Diese Voraussetzungen liegen hier nicht vor: Die Entscheidung über den anteiligen Einzug der Referenzmenge zugunsten der Reserve des Landes gemäß § 12 Abs. 2 Satz 1 ZAV gehört nicht zu den Entscheidungen, deren Verwaltungsverfahren nach § 51 Abs. 1 Nr. 1 VwVfG wieder aufgegriffen werden kann. Einem Wiederaufgreifensantrag kann nach dieser Bestimmung nur dann entsprochen werden, wenn sich die geltend gemachte Änderung der dem Verwaltungsakt zugrunde liegenden Sach- oder Rechtslage überhaupt auf die Rechtmäßigkeit des Verwaltungsaktes auswirken kann. Einen solchen Einfluss kann die Änderung der Sach- oder Rechtslage regelmäßig nur bei Verwaltungsakten mit Dauerwirkung haben, d.h. bei solchen, deren Wirkung nach Sinn und Zweck und dem einschlägigen materiellen Recht wesensgemäß auf Dauer angelegt ist. Dies ist insbesondere dann der Fall, wenn der Verwaltungsakt ein auf Dauer angelegtes oder in seinem Bestand von ihm abhängiges Rechtsverhältnis begründet oder inhaltlich verändert. Im Gegensatz dazu stehen Verwaltungsakte, die auf eine einmalige Gestaltung der Rechtslage gerichtet sind (vgl. BVerwG, Urteil vom 28. Februar 1997 - BVerwG 1 C 29.95 -, BVerwGE 104, 115 [120] m.w.N.). Nach diesen Maßstäben ist der Bescheid über den Einzug der Referenzmenge zugunsten der Reserve des Landes kein Dauerverwaltungsakt. Mit dieser rechtlichen Zuordnung der Referenzmenge zur Landesreserve kommt dem Bescheid insoweit unmittelbar rechtsgestaltende Wirkung zu. Darin erschöpft sich die Wirkung der Einziehung der Referenzmenge.

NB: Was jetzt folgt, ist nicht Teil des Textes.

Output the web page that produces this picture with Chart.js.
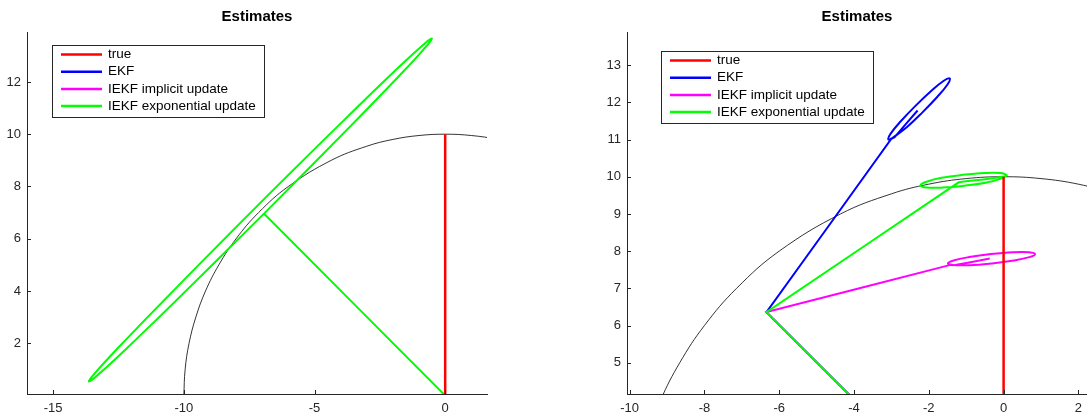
<!DOCTYPE html>
<html>
<head>
<meta charset="utf-8">
<script src="https://cdn.jsdelivr.net/npm/chart.js@4/dist/chart.umd.min.js"></script>
<style>
  html, body { margin: 0; padding: 0; background: #fff; overflow: hidden; }
  .panel { position: absolute; top: 0; height: 419px; }
</style>
</head>
<body>
<div class="panel" style="left:0;width:520px"><canvas id="leftChart"></canvas></div>
<div class="panel" style="left:580px;width:520px"><canvas id="rightChart"></canvas></div>
<script>
var titleText = 'Estimates';
var legendLabels = ['true', 'EKF', 'IEKF implicit update', 'IEKF exponential update'];
var seriesColors = ['#ff0000', '#0000ff', '#ff00ff', '#00ff00'];

// black reference arc (radius 10 around the origin)
var arcX = [-10, -9.95, -9.8, -9.54, -9.17, -8.66, -8, -7.14, -6, -4.36, -3, -2, -1, 0, 1, 2, 3];
var arcY = [0, 1, 2, 3, 4, 5, 6, 7, 8, 9, 9.54, 9.8, 9.95, 10, 9.95, 9.8, 9.54];

// true trajectory
var trueX = [0, 0];
var trueY = [0, 10];

// left panel: all three filters end up on the same long thin loop
var leftExpX = [0, -6.93, -6.93, -3.67, -1.61, -0.69, -0.51, -0.77, -1.78, -3.91, -7.21, -10.47, -12.53, -13.45, -13.63, -13.37, -12.36, -10.23, -6.93];
var leftExpY = [0, 6.96, 6.96, 10.26, 12.39, 13.40, 13.66, 13.48, 12.56, 10.50, 7.24, 3.94, 1.81, 0.80, 0.54, 0.72, 1.64, 3.70, 6.96];

// right panel
var rightEkfX = [0, -6.34, -6.34, -3.0, -3.0, -2.59, -2.17, -1.77, -1.50, -1.44, -1.60, -1.93, -2.35, -2.75, -3.02, -3.08, -2.92, -2.92, -2.3];
var rightEkfY = [0, 6.36, 6.36, 11.02, 11.02, 11.33, 11.73, 12.15, 12.48, 12.64, 12.58, 12.31, 11.91, 11.49, 11.16, 11.0, 11.06, 11.06, 11.78];
var rightImpX = [0, -6.34, -6.34, -1.42, -1.42, -0.90, -0.31, 0.27, 0.69, 0.84, 0.68, 0.25, -0.34, -0.92, -1.34, -1.49, -1.33, -1.33, -0.37];
var rightImpY = [0, 6.36, 6.36, 7.63, 7.63, 7.62, 7.67, 7.75, 7.84, 7.92, 7.97, 7.97, 7.92, 7.84, 7.75, 7.67, 7.62, 7.62, 7.80];
var rightExpX = [0, -6.34, -6.34, -1.2, -1.2, 0.0, 0.08, -0.08, -0.51, -1.09, -1.66, -2.08, -2.22, -2.06, -1.63, -1.05, -0.48, -0.07, 0.08];
var rightExpY = [0, 6.36, 6.36, 9.85, 9.85, 10.0, 10.04, 10.10, 10.10, 10.05, 9.97, 9.86, 9.77, 9.71, 9.71, 9.76, 9.84, 9.95, 10.04];

// axes
var leftXRange = [-16, 1.6];
var leftYRange = [0.06, 13.91];
var leftXTicks = [-15, -10, -5, 0];
var leftYTicks = [2, 4, 6, 8, 10, 12];
var rightXRange = [-10.07, 2.23];
var rightYRange = [4.16, 13.89];
var rightXTicks = [-10, -8, -6, -4, -2, 0, 2];
var rightYTicks = [5, 6, 7, 8, 9, 10, 11, 12, 13];

var FONT = '"Liberation Sans", Arial, sans-serif';

function pts(xs, ys) {
    return xs.map(function(x, i) { return {x: x, y: ys[i]}; });
}

function lineSet(label, xs, ys, color, width, order) {
    return {
        label: label,
        data: pts(xs, ys),
        borderColor: color,
        borderWidth: width,
        showLine: true,
        fill: false,
        pointRadius: 0,
        tension: 0.4,
        order: order
    };
}

function axis(range, ticks, isX, size) {
    return {
        type: 'linear',
        min: range[0],
        max: range[1],
        afterBuildTicks: function(s) { s.ticks = ticks.map(function(v) { return {value: v}; }); },
        afterFit: function(s) { if (isX) s.height = size; else s.width = size; },
        grid: { drawOnChartArea: false, drawTicks: false },
        border: { color: '#262626', width: 1 },
        ticks: { padding: isX ? 7 : 6, color: '#262626', font: { family: FONT, size: 13 } }
    };
}

// MATLAB-ish look: inward ticks, title and boxed legend
var matlabLook = {
    id: 'matlabLook',
    afterDraw: function(chart, args, opts) {
        var ctx = chart.ctx, area = chart.chartArea;
        var xs = chart.scales.x, ys = chart.scales.y;
        ctx.save();
        ctx.strokeStyle = '#262626';
        ctx.lineWidth = 1;
        ctx.beginPath();
        xs.ticks.forEach(function(t) {
            var px = Math.round(xs.getPixelForValue(t.value)) + 0.5;
            ctx.moveTo(px, area.bottom);
            ctx.lineTo(px, area.bottom - 4);
        });
        ys.ticks.forEach(function(t) {
            var py = Math.round(ys.getPixelForValue(t.value)) + 0.5;
            ctx.moveTo(area.left, py);
            ctx.lineTo(area.left + 4, py);
        });
        ctx.stroke();

        ctx.fillStyle = '#000';
        ctx.font = 'bold 15px ' + FONT;
        ctx.textAlign = 'center';
        ctx.textBaseline = 'middle';
        ctx.fillText(titleText, (area.left + area.right) / 2, 17);

        var bx = Math.round(area.left + opts.x), by = Math.round(area.top + opts.y);
        ctx.fillStyle = '#fff';
        ctx.fillRect(bx, by, 212, 72);
        ctx.strokeStyle = '#262626';
        ctx.lineWidth = 1;
        ctx.strokeRect(bx + 0.5, by + 0.5, 212, 72);
        ctx.font = '13.5px ' + FONT;
        ctx.textAlign = 'left';
        legendLabels.forEach(function(label, i) {
            var ry = by + 9.5 + i * 17.2;
            ctx.strokeStyle = seriesColors[i];
            ctx.lineWidth = 2.5;
            ctx.beginPath();
            ctx.moveTo(bx + 9, ry);
            ctx.lineTo(bx + 50, ry);
            ctx.stroke();
            ctx.fillStyle = '#000';
            ctx.fillText(label, bx + 56, ry);
        });
        ctx.restore();
    }
};

function makeChart(id, datasets, xRange, yRange, xTicks, yTicks, yWidth, padRight, legendPos) {
    return new Chart(document.getElementById(id).getContext('2d'), {
        type: 'scatter',
        data: { datasets: datasets },
        plugins: [matlabLook],
        options: {
            responsive: true,
            maintainAspectRatio: false,
            animation: false,
            events: [],
            layout: { padding: { top: 32, right: padRight, left: 0, bottom: 0 } },
            plugins: {
                legend: { display: false },
                tooltip: { enabled: false },
                matlabLook: legendPos
            },
            scales: {
                x: axis(xRange, xTicks, true, 25),
                y: axis(yRange, yTicks, false, yWidth)
            }
        }
    });
}

document.addEventListener('DOMContentLoaded', function() {
    makeChart('leftChart', [
        lineSet(legendLabels[0], trueX, trueY, seriesColors[0], 2.5, 0),
        // EKF and implicit IEKF sit under the green curve here
        lineSet(legendLabels[1], leftExpX, leftExpY, seriesColors[1], 1, 3),
        lineSet(legendLabels[2], leftExpX, leftExpY, seriesColors[2], 1, 2),
        lineSet(legendLabels[3], leftExpX, leftExpY, seriesColors[3], 2, 1),
        lineSet('', arcX, arcY, '#000', 0.8, 4)
    ], leftXRange, leftYRange, leftXTicks, leftYTicks, 27, 33, { x: 25, y: 13 });

    makeChart('rightChart', [
        lineSet(legendLabels[0], trueX, trueY, seriesColors[0], 2.5, 0),
        lineSet(legendLabels[1], rightEkfX, rightEkfY, seriesColors[1], 2, 3),
        lineSet(legendLabels[2], rightImpX, rightImpY, seriesColors[2], 2, 2),
        lineSet(legendLabels[3], rightExpX, rightExpY, seriesColors[3], 2, 1),
        lineSet('', arcX, arcY, '#000', 0.8, 4)
    ], rightXRange, rightYRange, rightXTicks, rightYTicks, 47, 13, { x: 34, y: 19 });
});
</script>
</body>
</html>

Unabhängig davon hat der Kläger die Antragsfrist des § 51 Abs. 3 Satz 1 VwVfG nicht gewahrt. Denn er hat nicht innerhalb einer Frist von drei Monaten, nachdem er von dem Grund für das Wiederaufgreifen Kenntnis erhalten hatte, den Wiederaufgreifensantrag gestellt. Der vom Kläger geltend gemachte Grund für das Wiederaufgreifen - nämlich die Wiederaufnahme der eigenen Milcherzeugung - lag mehr als drei Monate vor der Antragstellung am 2. Dezember 2004, und fand bereits im August 2004 statt. Mit Blick auf die Regelung in § 12 Abs. 4 Satz 1 Nr. 3 ZAV kommt es in diesem Zusammenhang nicht entscheidungserheblich darauf an, zu welchem Zeitpunkt der Verpächter meint, seine Milcherzeugung sei nunmehr gefestigt. Maßgeblich ist allein der Umstand, ob der Verpächter geltend machen kann, dass er die Referenzmenge für die eigene Milcherzeugung benötigt. Dies beurteilt sich in zeitlicher Hinsicht spätestens nach dem Zeitpunkt der Aufnahme der eigenen Milcherzeugung.

2.

Die Berufung kann schließlich auch nicht nach § 124 Abs. 2 Nr. 2 VwGO zugelassen werden. Der Streitfall weist besondere, d.h. überdurchschnittliche, das normale Maß nicht unerheblich überschreitende Schwierigkeiten in rechtlicher Hinsicht nicht auf. Die vom Kläger aufgeworfene Rechtsfrage, innerhalb welcher Frist ein Verpächter von Referenzmengen nach Beendigung des Pachtverhältnisses geltend machen kann, dass er die verpachtete Referenzmenge zur eigenen Milcherzeugung gemäß § 12 Abs. 4 Satz 1 Nr. 3 ZAV benötigt, stellt sich - wie oben aufgezeigt - in dem vom Kläger angestrebten Berufungsverfahren nicht.

Mit der Ablehnung des Zulassungsantrags wird das angefochtene Urteil rechtskräftig (§ 124a Abs. 5 Satz 4 VwGO).